Thank you very much for all the very detailed review and positive feedback on our paper. In the revised version of our paper, we will fix all the typos and minor comments.
Up next we address your main questions and concerns.
-
The sellers...A brief note would be useful here. You are right and we apologize for the confusion. Wlog was supposed to refer on the ordering of the sellers. We will add a brief note to clarify.
-
According to Lemma 1...somewhat restrictive. We believe that our results hold even without this assumption however in such a case one would need to deal with tedious technical details. We chose to use this assumption that greatly simplifies the analysis since in case of sufficiently large discretization, it is natural to assume that each seller admits a slightly different price.
-
Def 4 could possibly be standard...Possibly to be consistent with the second equation? You are right that is a derministic price however observe that all other agents sample their prices according to the probablity distribution and that is why we use the expectation.
Dear reviewer CWGT,
Thank you very much for your acknowledging our response.
We would like to note that your score does not seem to appear in your review. If the latter is intentional are there any questions or points that we could clarify?
Best regards,
the authors
Two of the reviewers are largely positive about the paper, noting several strengths: new theoretical foundations behind a well-known economic principle through modern online learning; an interesting model of a pricing game; technical contributions that provide useful characterizations of the set of correlated equilibria of the game through a novel approach; and, results are complemented by simulations.
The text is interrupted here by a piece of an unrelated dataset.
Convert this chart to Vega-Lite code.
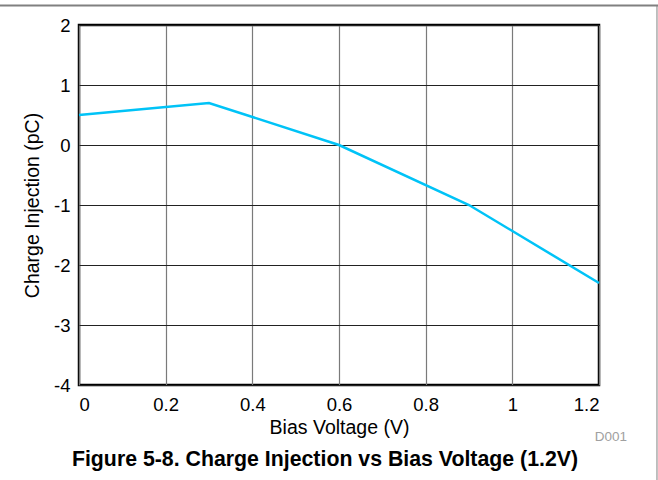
{
  "$schema": "https://vega.github.io/schema/vega-lite/v6.json",
  "width": 520,
  "height": 360,
  "autosize": "none",
  "padding": {"left": 79, "top": 25, "right": 59, "bottom": 95},
  "background": "white",
  "config": {
    "font": "Liberation Sans",
    "view": {"stroke": "black", "strokeWidth": 2.5},
    "axis": {"labelFont": "Liberation Sans", "titleFont": "Liberation Sans", "labelColor": "black", "titleColor": "black", "titleFontWeight": "normal", "domain": false, "ticks": false}
  },
  "title": {
    "text": "Figure 5-8. Charge Injection vs Bias Voltage (1.2V)",
    "orient": "bottom",
    "anchor": "middle",
    "fontSize": 21.3,
    "fontWeight": "bold",
    "font": "Liberation Sans",
    "color": "black",
    "offset": -33,
    "dx": -14
  },
  "datasets": {
    "curve": [
      {"bias": 0.0, "charge": 0.5},
      {"bias": 0.3, "charge": 0.7},
      {"bias": 0.6, "charge": 0.0},
      {"bias": 0.9, "charge": -1.0},
      {"bias": 1.2, "charge": -2.3}
    ],
    "note": [{"bias": 1.2, "charge": -4, "label": "D001"}]
  },
  "layer": [
    {
      "data": {"name": "curve"},
      "mark": {"type": "line", "color": "#00c3f7", "strokeWidth": 2.5},
      "encoding": {
        "x": {
          "field": "bias", "type": "quantitative",
          "scale": {"domain": [0, 1.2], "nice": false, "zero": false},
          "axis": {
            "title": "Bias Voltage (V)",
            "values": [0, 0.2, 0.4, 0.6, 0.8, 1, 1.2],
            "format": "~g",
            "labelFontSize": 18.5,
            "titleFontSize": 19.5,
            "labelPadding": 10,
            "titlePadding": 5,
            "grid": true,
            "gridColor": "#7a7a7a",
            "gridWidth": 1.2,
            "gridOpacity": 1
          }
        },
        "y": {
          "field": "charge", "type": "quantitative",
          "scale": {"domain": [-4, 2], "nice": false, "zero": false},
          "axis": {
            "title": "Charge Injection (pC)",
            "values": [-4, -3, -2, -1, 0, 1, 2],
            "labelExpr": "'' + datum.value",
            "labelFontSize": 18.5,
            "titleFontSize": 19.5,
            "labelPadding": 9,
            "titlePadding": 11,
            "grid": true,
            "gridColor": "#222222",
            "gridWidth": 1.2,
            "gridOpacity": 1
          }
        }
      }
    },
    {
      "data": {"name": "note"},
      "mark": {"type": "text", "color": "#a0a0a0", "fontSize": 13.5, "font": "Liberation Sans", "dx": 12, "dy": 52, "baseline": "middle", "align": "center"},
      "encoding": {
        "x": {"field": "bias", "type": "quantitative"},
        "y": {"field": "charge", "type": "quantitative"},
        "text": {"field": "label"}
      }
    },
    {
      "data": {"values": [{}]},
      "mark": {"type": "rule", "color": "#808080", "strokeWidth": 2, "clip": false},
      "encoding": {
        "x": {"datum": -0.19},
        "x2": {"datum": 1.34},
        "y": {"datum": 2.325}
      }
    },
    {
      "data": {"values": [{}]},
      "mark": {"type": "rule", "color": "#808080", "strokeWidth": 1, "clip": false},
      "encoding": {
        "x": {"datum": 1.3338},
        "y": {"datum": 2.333},
        "y2": {"datum": -5.6}
      }
    }
  ]
}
Overall, the strengths of the paper are significant. The reviewers praise novelty, clarity, and significance.
Two of the reviews propose a weak reject. After reading the reviews, and discussion, and taking a quick look at the paper myself, I believe the two weak rejects do not provide sufficient grounds for the paper to be rejected. To elaborate a bit more:
- one reviewer states that "results (...) might not be at the level of a NeurIPS paper" and "model is a bit too simplitic", without further justfication. I cannot act on these comments, since they do not provide a reason for such evaluation and seem to disagree with the majority of the review team.
- the same reviewer mentions that "No-swap regret might be unrealistic in practice" and "assumes full information, also somewhat unrealistic.", but these assumptions are common in the literature and in theory papers, so I do not see this as an issue.
- lastly, the second negative reviewer only had negative comments that were mainly disconnected from the main directions of the paper. One complains about proposed future work, claiming that it was not formal enough/in theorem form, but this was not a contribution of the paper so this is not an issue. Another comment was with respect to the neurips checklist, asking for error bars for their convergence guarantees; since said convergence guarantees are in the limit and deterministic, error bars are not needed to evaluate the authors' contributions; what the reviewer is asking is a different contribution, and cannot be construed as a valid criticism of the authors' responses on the checklist. Finally, there seemed to be confusion about the technical results, with Theorem 2, which is a formally proven negative result, which is conflated with a mostly unrelated point in the review.
Based on this, I recommend the paper for acceptance.